You probably know about the nuclear bombs that hit Japan in World War II, but did you know that a nuclear core developed for those bombs caused trouble even after the end of the war? As Science Alert explains, aside from the two nuclear cores in the bombs dropped on Hiroshima and Nagasaki, a third core was also prepared, but Japan surrendered before it could be used. Instead, that core was turned into a tool for Manhattan Project researchers interested in high-risk radiation experiments.

According to the*American Physical Society, in August 1945, Harry Daghlian went into the lab alone and surrounded the core with tungsten carbide bricks, meant to reflect neutrons back to the core, pushing it closer to criticality. He accidentally dropped one of the bricks onto the core, which went critical, bathing Daghlian in the blue light of deadly reaction. That wasn't an isolated incident, though: Less than a year later, in May 1946, Louis Slotin was running a similar test, almost completely shielding the core with a pair of beryllium half-spheres, which he kept apart with just a screwdriver. That's just as dangerous as it sounds — the screwdriver slipped and, once again, the core*went critical.

Both Daghlian and Slotin received deadly doses of radiation, and their deaths weren't pretty. Extreme blistering and burns, gangrene, entire patches of skin peeling off (like Daghlian's hand, above) — you get the picture. The core was fittingly dubbed the Demon Core, and afterward, criticality experiments were no longer conducted hands-on at Los Alamos.

In the 1950s and 1960s, U.S. military doctor Jim Ketchum honestly believed that chemicals were the humane way to go (via NPR). No more bullets and guns — drugs like LSD and 3-quinuclidinyl benzilate (BZ, for short) could effectively take someone out of a fight, incapacitating them in exactly the way you might imagine. These were heavy drugs, after all.

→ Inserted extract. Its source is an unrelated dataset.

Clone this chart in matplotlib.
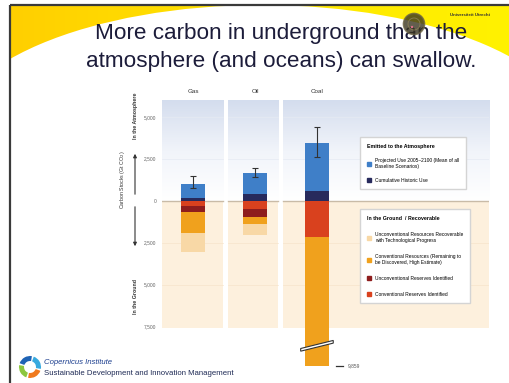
import numpy as np
import matplotlib
matplotlib.use('Agg')
import matplotlib.pyplot as plt
from matplotlib.patches import Patch, Ellipse, Wedge, Circle, Polygon, Rectangle
from matplotlib.colors import LinearSegmentedColormap

# carbon stocks, Gt CO2
fuels = ['Gas', 'Oil', 'Coal']
historic_use = [180, 400, 580]          # cumulative historic use
projected_use = [800, 1230, 2870]       # projected use 2005-2100
err_low = [775, 1390, 2580]
err_high = [1470, 1930, 4400]
conv_reserves = [315, 495, 2140]        # conventional reserves identified
unconv_reserves = [335, 455, 0]         # unconventional reserves identified
conv_resources = [1290, 440, 7719]      # conventional resources, high estimate
unconv_resources = [1090, 650, 0]       # unconventional resources w/ tech progress
coal_total_label = '9,859'

ytick_vals = [5000, 2500, 0, -2500, -5000, -7500]
ytick_text = ['5,000', '2,500', '0', '2,500', '5,000', '7,500']

c_blue = '#3f7fc8'
c_navy = '#272a5c'
c_red = '#d9411e'
c_dred = '#8e1d1d'
c_orange = '#f0a11d'
c_tan = '#f8d8a6'

W, H = 510, 383
fig = plt.figure(figsize=(W / 100, H / 100), dpi=100)
fig.patch.set_facecolor('white')

# slide background (pixel coordinates)
bg = fig.add_axes([0, 0, 1, 1], zorder=0)
bg.set_xlim(0, W)
bg.set_ylim(H, 0)
bg.axis('off')

swoosh = LinearSegmentedColormap.from_list('sw', ['#ffcf00', '#ffe600', '#fff200'])
bg.imshow(np.linspace(0, 1, 200).reshape(1, -1), cmap=swoosh, aspect='auto',
          extent=[10, W, 75, 5], zorder=1)
bg.add_patch(Ellipse((262, 140), 630, 270, facecolor='white', edgecolor='none', zorder=2))
bg.set_xlim(0, W)
bg.set_ylim(H, 0)
bg.plot([10, W], [5, 5], color='#3a3a3a', lw=1.6, zorder=5, solid_capstyle='butt')
bg.plot([10, 10], [5, H], color='#3a3a3a', lw=1.6, zorder=5, solid_capstyle='butt')

tfont = ['Liberation Sans', 'DejaVu Sans']
bg.text(281, 33, 'More carbon in underground than the', ha='center', va='center',
        fontsize=16.2, color='#1c1c3a', family=tfont, zorder=6)
bg.text(281, 61, 'atmosphere (and oceans) can swallow.', ha='center', va='center',
        fontsize=16.2, color='#1c1c3a', family=tfont, zorder=6)

# university emblem, top right
bg.add_patch(Circle((414, 24), 10.5, facecolor='#3b3622', edgecolor='#6a6244',
                    lw=1.2, alpha=0.8, zorder=7))
bg.add_patch(Circle((414, 24), 6, facecolor='none', edgecolor='#8a7e55', lw=0.6, zorder=8))
bg.add_patch(Circle((412, 27), 1.2, facecolor='#e0708a', edgecolor='none', zorder=8))
bg.text(470, 15.5, 'Universiteit Utrecht', fontsize=3.2, color='#333333', ha='center',
        va='center', fontweight='bold', family=tfont, zorder=8)

# institute logo, bottom left
ring = [(20, 100, '#f07a1e'), (110, 190, '#8cc63f'), (200, 280, '#1f63b5'), (290, 370, '#38a9de')]
for a0, a1, col in ring:
    bg.add_patch(Wedge((30, 367), 11, a0, a1, width=5, facecolor=col, edgecolor='none', zorder=6))
bg.text(44, 363, 'Copernicus Institute', fontsize=5.6, style='italic', color='#1d3f8f',
        va='center', family=tfont, zorder=6)
bg.text(44, 373.5, 'Sustainable Development and Innovation Management', fontsize=5.6,
        color='#1e2a55', va='center', family=tfont, zorder=6)

# left-hand axis annotations
sfont = ['Liberation Sans Narrow', 'Liberation Sans', 'DejaVu Sans']
bg.text(136, 116, 'In the Atmosphere', rotation=90, ha='center', va='center',
        fontsize=3.8, color='#333333', fontweight='bold', family=sfont, zorder=6)
bg.text(123, 180, 'Carbon Stocks (Gt CO$_2$)', rotation=90, ha='center', va='center',
        fontsize=3.8, color='#333333', family=sfont, zorder=6)
bg.text(136, 296, 'In the Ground', rotation=90, ha='center', va='center',
        fontsize=3.8, color='#333333', fontweight='bold', family=sfont, zorder=6)
bg.annotate('', xy=(135, 151), xytext=(135, 197), zorder=6,
            arrowprops=dict(arrowstyle='-|>', color='#333333', lw=0.8, mutation_scale=5))
bg.annotate('', xy=(135, 249), xytext=(135, 204), zorder=6,
            arrowprops=dict(arrowstyle='-|>', color='#333333', lw=0.8, mutation_scale=5))

# chart axes: 0 Gt at y=200.7 px, 2500 Gt per 42 px
ax = fig.add_axes([162 / W, 1 - 372 / H, (489 - 162) / W, 272 / H], zorder=1)
ax.patch.set_alpha(0)
x = np.arange(len(fuels))
panels = [(-0.5, 0.484), (0.564, 1.37), (1.45, 4.77)]
y_top, y_bot = 6000, -7600

sky = LinearSegmentedColormap.from_list('sky', ['#ffffff', '#f1f4fa', '#d4ddee'])
for x0, x1 in panels:
    ax.imshow(np.linspace(0, 1, 100).reshape(-1, 1), cmap=sky, origin='lower',
              aspect='auto', extent=[x0, x1, 0, y_top], zorder=0)
    ax.add_patch(Rectangle((x0, y_bot), x1 - x0, -y_bot, facecolor='#fdf0dd',
                           edgecolor='none', zorder=0))
    for g in [2500, 5000]:
        ax.plot([x0, x1], [g, g], color='#e6eaf3', lw=0.5, zorder=0.5)
    for g in [-2500, -5000]:
        ax.plot([x0, x1], [g, g], color='#f6e4cb', lw=0.5, zorder=0.5)
    ax.plot([x0, x1], [0, 0], color='#c9bba7', lw=1.0, zorder=0.6)

bw = 0.38
hist = np.array(historic_use)
proj = np.array(projected_use)
ax.bar(x, hist, bw, color=c_navy, zorder=2)
ax.bar(x, proj, bw, bottom=hist, color=c_blue, zorder=2)
top = hist + proj
ax.errorbar(x, top, yerr=[top - np.array(err_low), np.array(err_high) - top],
            fmt='none', ecolor='#333333', elinewidth=0.8, capsize=2, capthick=0.8, zorder=3)

base = np.zeros(len(fuels))
for vals, col in [(conv_reserves, c_red), (unconv_reserves, c_dred),
                  (conv_resources, c_orange), (unconv_resources, c_tan)]:
    v = np.array(vals)
    ax.bar(x, -v, bw, bottom=base, color=col, zorder=2)
    base = base - v

# axis break on the coal bar
ax.add_patch(Polygon([(1.735, -8960), (2.26, -8480), (2.26, -8320), (1.735, -8800)],
                     closed=True, facecolor='white', edgecolor='#333333', lw=0.8, zorder=4))
ax.plot([2.31, 2.42], [base[2], base[2]], color='#333333', lw=0.9, zorder=3)
ax.text(2.5, base[2], coal_total_label, fontsize=3.5, color='#555555', va='center',
        family=sfont)

ax.set_xlim(-0.5, 4.77)
ax.set_ylim(-10200, 6000)
ax.set_yticks(ytick_vals)
ax.set_yticklabels(ytick_text, fontsize=3.5, color='#666666', family=sfont)
ax.xaxis.tick_top()
ax.set_xticks(x)
ax.set_xticklabels(fuels, fontsize=4.5, color='#333333', family=sfont)
ax.tick_params(length=0, pad=4)
for s in ax.spines.values():
    s.set_visible(False)

lkw = dict(title_fontsize=3.8, alignment='left', frameon=True, fancybox=False,
           edgecolor='#d4d4d4', facecolor='white', framealpha=1, handlelength=0.9,
           handleheight=0.9, handletextpad=0.8, borderpad=1.3,
           loc='upper left', bbox_transform=fig.transFigure, prop={'family': sfont, 'size': 3.5})
leg1 = ax.legend(handles=[Patch(color=c_blue), Patch(color=c_navy)],
                 labels=['Projected Use 2005\u20132100 (Mean of all\nBaseline Scenarios)',
                         'Cumulative Historic Use'],
                 title='Emitted to the Atmosphere', labelspacing=1.9,
                 bbox_to_anchor=(358 / W, 1 - 135 / H), **lkw)
leg1.get_title().set_fontweight('bold')
leg1.get_title().set_family(sfont)
ax.add_artist(leg1)
leg2 = ax.legend(handles=[Patch(color=c_tan), Patch(color=c_orange),
                          Patch(color=c_dred), Patch(color=c_red)],
                 labels=['Unconventional Resources Recoverable\nwith Technological Progress',
                         'Conventional Resources (Remaining to\nbe Discovered, High Estimate)',
                         'Unconventional Reserves Identified',
                         'Conventional Reserves Identified'],
                 title='In the Ground  / Recoverable', labelspacing=2.3,
                 bbox_to_anchor=(358 / W, 1 - 207 / H), **lkw)
leg2.get_title().set_fontweight('bold')
leg2.get_title().set_family(sfont)

fig.savefig('out.png', dpi=100)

But the military couldn't just start using these weapons. They had to test them out first, and their methods really played fast and loose with morality. Army personnel would consent to taking part in these experiments, but they were never told that they involved drugs. They might get sprayed in the face with a liquid they thought to be water but was actually LSD. Or they might get stuck in an experiment called "The Longest Weekend," described by We Are the Mighty as a three-day-long test in which four volunteers were dosed with varying levels of BZ and locked inside a room, where they had to complete "missions" (mostly relaying radioed information). One soldier was given a placebo, two were given a more moderate dose, and the fourth was high to the point of incapacitation, constantly confounded by being trapped.

And the reason for the secrecy? Researchers didn't want the volunteers' knowledge of being high to affect how they would act while drugged. It seemed best to have them go into things uninformed, though the whole idea of drugging unsuspecting volunteers is still pretty messed up.